Já repararam, em qualquer praia, à hora do banho, no que há por vezes de orgiástico nesse espectáculo da multidão a comungar com a água e a comungar, entre si, através da água? Por outro lado, as férias são, para certas pessoas, épocas extremamente propícias ao estabelecimento de relações; e nota-se, mais acentuada que nunca, a tendência para viver em regime tribal. Então, os grupos, as coteries, os círculos, já não obedecem, forçosamente, a razões de conveniência, nem de comunidade de interesses, nem de identidade de opiniões ou de princípios. Saturado de si e dos que lhe são demasiado semelhantes, o homem reencontra, muitas vezes, durante as férias, a revelação, em si e nos outros, da surpreendente variedade humana. Nada mais é preciso, em certos casos, para o reconciliar com a humanidade. Daqui deriva, como se vê, já no plano social, mas com origem em idêntica matriz religiosa, outra importante função que as férias podem desempenhar.

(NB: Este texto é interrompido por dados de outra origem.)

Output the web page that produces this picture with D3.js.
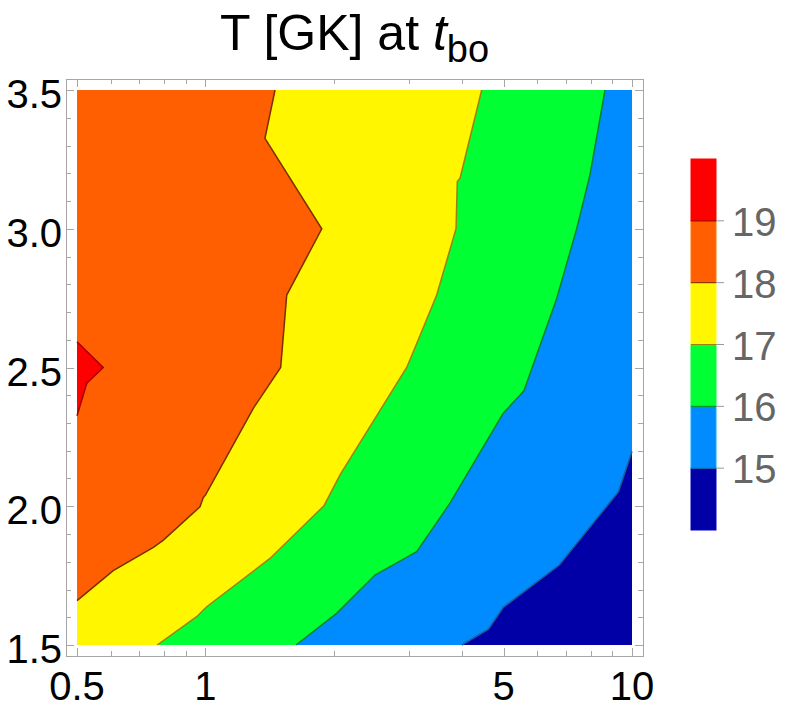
<!DOCTYPE html>
<html>
<head>
<meta charset="utf-8">
<script src="https://cdn.jsdelivr.net/npm/d3@7"></script>
<style>
  body { margin: 0; background: #fff; }
  svg { display: block; font-family: "Liberation Sans", Arial, sans-serif; }
</style>
</head>
<body>
<div id="chart"></div>
<script>
/**
 * DATA
 * */
const xTicksMajor = [0.5, 1, 5, 10];
const xTicksMinor = [0.6, 0.7, 0.8, 0.9, 2, 3, 4, 6, 7, 8, 9];
const yTicksMajor = [1.5, 2.0, 2.5, 3.0, 3.5];
const yTicksMinor = [1.6, 1.7, 1.8, 1.9, 2.1, 2.2, 2.3, 2.4, 2.6, 2.7, 2.8, 2.9, 3.1, 3.2, 3.3, 3.4];

// contour levels and the band colours (lowest band first)
const levels = [15, 16, 17, 18, 19];
const bandColors = ["#0000a6", "#008cff", "#00ff33", "#fff600", "#ff5f00", "#ff0000"];
const lineColors = ["#1f5f96", "#00842a", "#9a8200", "#7a2e00", "#a00000"];

// contour lines as [x, y] points, bottom to top
const contour15 = [[3.989, 1.5], [4.606, 1.557], [4.992, 1.636], [6.753, 1.788], [9.29, 2.052], [10, 2.197]];
const contour16 = [[1.631, 1.5], [2.031, 1.614], [2.498, 1.752], [3.129, 1.836], [3.744, 2.011], [4.992, 2.335],
  [5.581, 2.416], [6.661, 2.749], [7.42, 3.0], [7.97, 3.194], [8.647, 3.5]];
const contour17 = [[0.771, 1.5], [0.954, 1.602], [1.007, 1.638], [1.417, 1.812], [1.897, 2.002], [2.068, 2.113],
  [2.964, 2.5], [3.072, 2.557], [3.485, 2.761], [3.868, 3.0], [3.895, 3.17], [3.953, 3.182], [4.443, 3.5]];
const contour18 = [[0.5, 1.66], [0.608, 1.768], [0.755, 1.852], [0.797, 1.878], [0.971, 1.998], [0.989, 2.032],
  [1.0, 2.04], [1.295, 2.353], [1.501, 2.5], [1.551, 2.761], [1.874, 3.0], [1.379, 3.326], [1.456, 3.5]];
const contour19 = [[0.5, 2.593], [0.576, 2.5], [0.527, 2.443], [0.5, 2.326]];

const xDomain = [0.5, 10];
const yDomain = [1.5, 3.5];
const barDomain = [14, 20];

/**
 * LAYOUT
 * */
const width = 789, height = 713;
const frame = { left: 66, right: 643, top: 79, bottom: 656 };
const pad = 11;

const svg = d3.select("#chart").append("svg")
  .attr("width", width)
  .attr("height", height);

const xScale = d3.scaleLog().domain(xDomain).range([frame.left + pad, frame.right - pad]);
const yScale = d3.scaleLinear().domain(yDomain).range([frame.bottom - pad, frame.top + pad]);

const line = d3.line().x(d => xScale(d[0])).y(d => yScale(d[1]));

// close a contour into the region on its lower-valued (right) side
function regionRight(pts) {
  const poly = [];
  const first = pts[0], last = pts[pts.length - 1];
  if (first[1] > yDomain[0]) poly.push([first[0], yDomain[0]]);
  poly.push(...pts);
  if (last[1] >= yDomain[1]) poly.push([xDomain[1], yDomain[1]]);
  poly.push([xDomain[1], yDomain[0]]);
  return poly;
}

// base band (18-19)
svg.append("rect")
  .attr("x", xScale(xDomain[0]))
  .attr("y", yScale(yDomain[1]))
  .attr("width", xScale(xDomain[1]) - xScale(xDomain[0]))
  .attr("height", yScale(yDomain[0]) - yScale(yDomain[1]))
  .attr("fill", bandColors[4]);

// red island
svg.append("path")
  .attr("d", line(contour19) + "Z")
  .attr("fill", bandColors[5]);

const contours = [contour18, contour17, contour16, contour15];
const contourIdx = [3, 2, 1, 0];
contours.forEach((c, i) => {
  svg.append("path")
    .attr("d", line(regionRight(c)) + "Z")
    .attr("fill", bandColors[contourIdx[i]]);
});

// contour lines
svg.append("path")
  .attr("d", line(contour19))
  .attr("fill", "none")
  .attr("stroke", lineColors[4])
  .attr("stroke-width", 1.5);
contours.forEach((c, i) => {
  svg.append("path")
    .attr("d", line(c))
    .attr("fill", "none")
    .attr("stroke", lineColors[contourIdx[i]])
    .attr("stroke-width", 1.5);
});

// FRAME
const frameColor = "#a6a6a6";
svg.append("rect")
  .attr("x", frame.left + 0.5)
  .attr("y", frame.top + 0.5)
  .attr("width", frame.right - frame.left)
  .attr("height", frame.bottom - frame.top)
  .attr("fill", "none")
  .attr("stroke", frameColor)
  .attr("stroke-width", 1);

const ticks = svg.append("g").attr("stroke", frameColor).attr("stroke-width", 1);
function xTick(v, len) {
  const x = Math.round(xScale(v)) + 0.5;
  ticks.append("line").attr("x1", x).attr("x2", x).attr("y1", frame.bottom).attr("y2", frame.bottom - len);
  ticks.append("line").attr("x1", x).attr("x2", x).attr("y1", frame.top).attr("y2", frame.top + len);
}
function yTick(v, len) {
  const y = Math.round(yScale(v)) + 0.5;
  ticks.append("line").attr("x1", frame.left).attr("x2", frame.left + len).attr("y1", y).attr("y2", y);
  ticks.append("line").attr("x1", frame.right).attr("x2", frame.right - len).attr("y1", y).attr("y2", y);
}
xTicksMajor.forEach(v => xTick(v, 8));
xTicksMinor.forEach(v => xTick(v, 5));
yTicksMajor.forEach(v => yTick(v, 8));
yTicksMinor.forEach(v => yTick(v, 5));

// tick labels
svg.append("g").selectAll("text")
  .data(xTicksMajor)
  .join("text")
  .attr("x", d => xScale(d))
  .attr("y", 700)
  .attr("text-anchor", "middle")
  .attr("font-size", 40)
  .attr("fill", "#000")
  .text(d => d);

svg.append("g").selectAll("text")
  .data(yTicksMajor)
  .join("text")
  .attr("x", 62)
  .attr("y", d => yScale(d) + 18)
  .attr("text-anchor", "end")
  .attr("font-size", 40)
  .attr("fill", "#000")
  .text(d => d3.format(".1f")(d));

// TITLE
const title = svg.append("text")
  .attr("x", (frame.left + frame.right) / 2)
  .attr("y", 50)
  .attr("text-anchor", "middle")
  .attr("font-size", 50)
  .attr("fill", "#000");
title.append("tspan").text("T [GK] at ");
title.append("tspan").attr("font-style", "italic").text("t");
title.append("tspan").attr("font-size", 38).attr("dy", 12).text("bo");

// COLOR BAR
const bar = { x: 691, w: 25 };
const barScale = d3.scaleLinear().domain(barDomain).range([530, 159]);
const bands = d3.range(barDomain[0], barDomain[1]);
svg.append("g").selectAll("rect")
  .data(bands)
  .join("rect")
  .attr("x", bar.x)
  .attr("y", d => barScale(d + 1))
  .attr("width", bar.w)
  .attr("height", d => barScale(d) - barScale(d + 1))
  .attr("fill", (d, i) => bandColors[i])
  .attr("stroke", (d, i) => d3.color(bandColors[i]).brighter(0.6))
  .attr("stroke-width", 1);

svg.append("g").selectAll("line.sep")
  .data(levels)
  .join("line")
  .attr("class", "sep")
  .attr("x1", bar.x)
  .attr("x2", bar.x + bar.w)
  .attr("y1", d => barScale(d))
  .attr("y2", d => barScale(d))
  .attr("stroke", (d, i) => lineColors[i])
  .attr("stroke-width", 1);

svg.append("g").selectAll("line.tk")
  .data(levels)
  .join("line")
  .attr("class", "tk")
  .attr("x1", bar.x + bar.w)
  .attr("x2", bar.x + bar.w + 8)
  .attr("y1", d => barScale(d))
  .attr("y2", d => barScale(d))
  .attr("stroke", "#999")
  .attr("stroke-width", 1);

svg.append("g").selectAll("text")
  .data(levels)
  .join("text")
  .attr("x", 732)
  .attr("y", d => barScale(d) + 15)
  .attr("font-size", 40)
  .attr("fill", "#666")
  .text(d => d);
</script>
</body>
</html>
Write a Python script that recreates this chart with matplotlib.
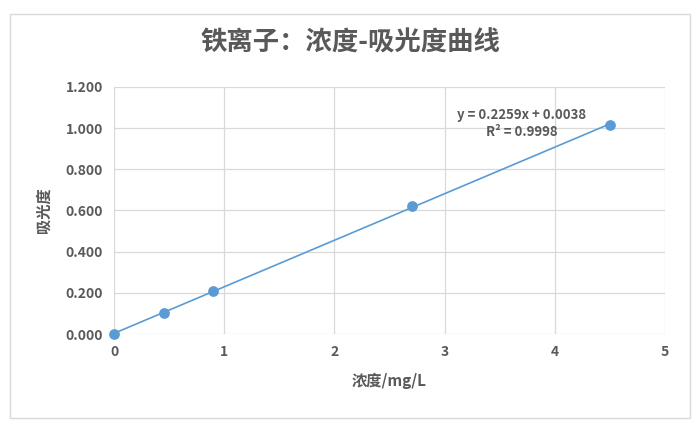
"""Iron ion calibration curve: concentration vs absorbance."""
import matplotlib
matplotlib.use("Agg")
import matplotlib.pyplot as plt
from matplotlib.patches import Rectangle

plt.rcParams["font.family"] = ["Noto Sans CJK SC", "DejaVu Sans"]

conc = [0, 0.45, 0.9, 2.7, 4.5]
absorb = [0.000, 0.104, 0.208, 0.621, 1.014]
slope, intercept = 0.2259, 0.0038
x_ticks = [0, 1, 2, 3, 4, 5]
y_ticks = [0.0, 0.2, 0.4, 0.6, 0.8, 1.0, 1.2]

text_c = "#595959"
blue = "#5b9bd5"

fig = plt.figure(figsize=(7, 4.3), dpi=100)
fig.patch.set_facecolor("white")
fig.add_artist(Rectangle((10 / 700, 12 / 430), 680 / 700, 404 / 430,
                         transform=fig.transFigure, fill=False,
                         edgecolor="#d9d9d9", linewidth=1))

ax = fig.add_axes([0.163, 0.223, 0.787, 0.575])
ax.set_xlim(0, 5)
ax.set_ylim(0, 1.2)

# trendline across data range
xs = [conc[0], conc[-1]]
ax.plot(xs, [slope * x + intercept for x in xs], color=blue, linewidth=1.2, zorder=3)
ax.scatter(conc, absorb, s=45, color=blue, zorder=4, clip_on=False)

ax.set_xticks(x_ticks)
ax.set_yticks(y_ticks)
ax.set_yticklabels([f"{v:.3f}" for v in y_ticks])
ax.grid(color="#d9d9d9", linewidth=0.9)
ax.set_axisbelow(True)
for s in ax.spines.values():
    s.set_visible(False)
ax.tick_params(length=0, colors=text_c, labelsize=10, pad=8)
for lbl in ax.get_xticklabels() + ax.get_yticklabels():
    lbl.set_fontweight("bold")

ax.set_xlabel("浓度/mg/L", color=text_c, fontsize=11, fontweight="bold", labelpad=10)
ax.set_ylabel("吸光度", color=text_c, fontsize=11, fontweight="bold", labelpad=10)

ax.text(3.70, 1.023, "y = 0.2259x + 0.0038\nR² = 0.9998", ha="center", va="center",
        color=text_c, fontsize=9.5, fontweight="bold", linespacing=1.3)

fig.text(0.5, 0.9, "铁离子：浓度-吸光度曲线", ha="center", va="center",
         color=text_c, fontsize=19, fontweight="bold")

fig.savefig("out.png", dpi=100, facecolor="white")
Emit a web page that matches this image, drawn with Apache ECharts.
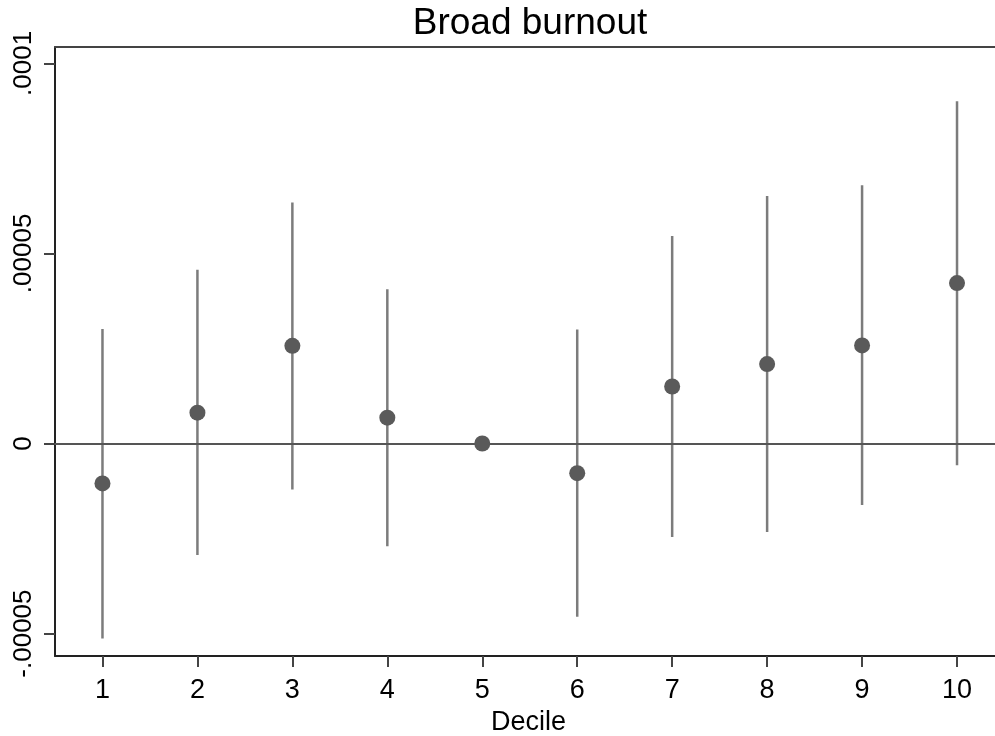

Acrescente-se, por fim, que as férias, como realidade generalizada, e nas modalidades que todos conhecemos, apenas surgiram e se desenvolveram no decurso da crescente laicizaçao do mundo moderno. Serão, portanto, sob este aspecto (e em muitas mais perspectivas, claro, poderiam elas ser encaradas), o sucedâneo inconsciente de outras manifestações de tipo religioso, cujo autêntico sentido e profunda eficácia se foram progressivamente perdendo. Certo é de qualquer modo, que as férias não constituem um fenómeno meramente sociológico (embora mereçam, por esse lado e até em conexão com a presente perspectiva, ser estudadas a fundo). Por mim, tentei apenas sugerir que elas servem também para alimentar, periodicamente, aquele ser fabuloso, com muito de criança e muito de primitivo, que dormita, na sombra, em cada um de nós.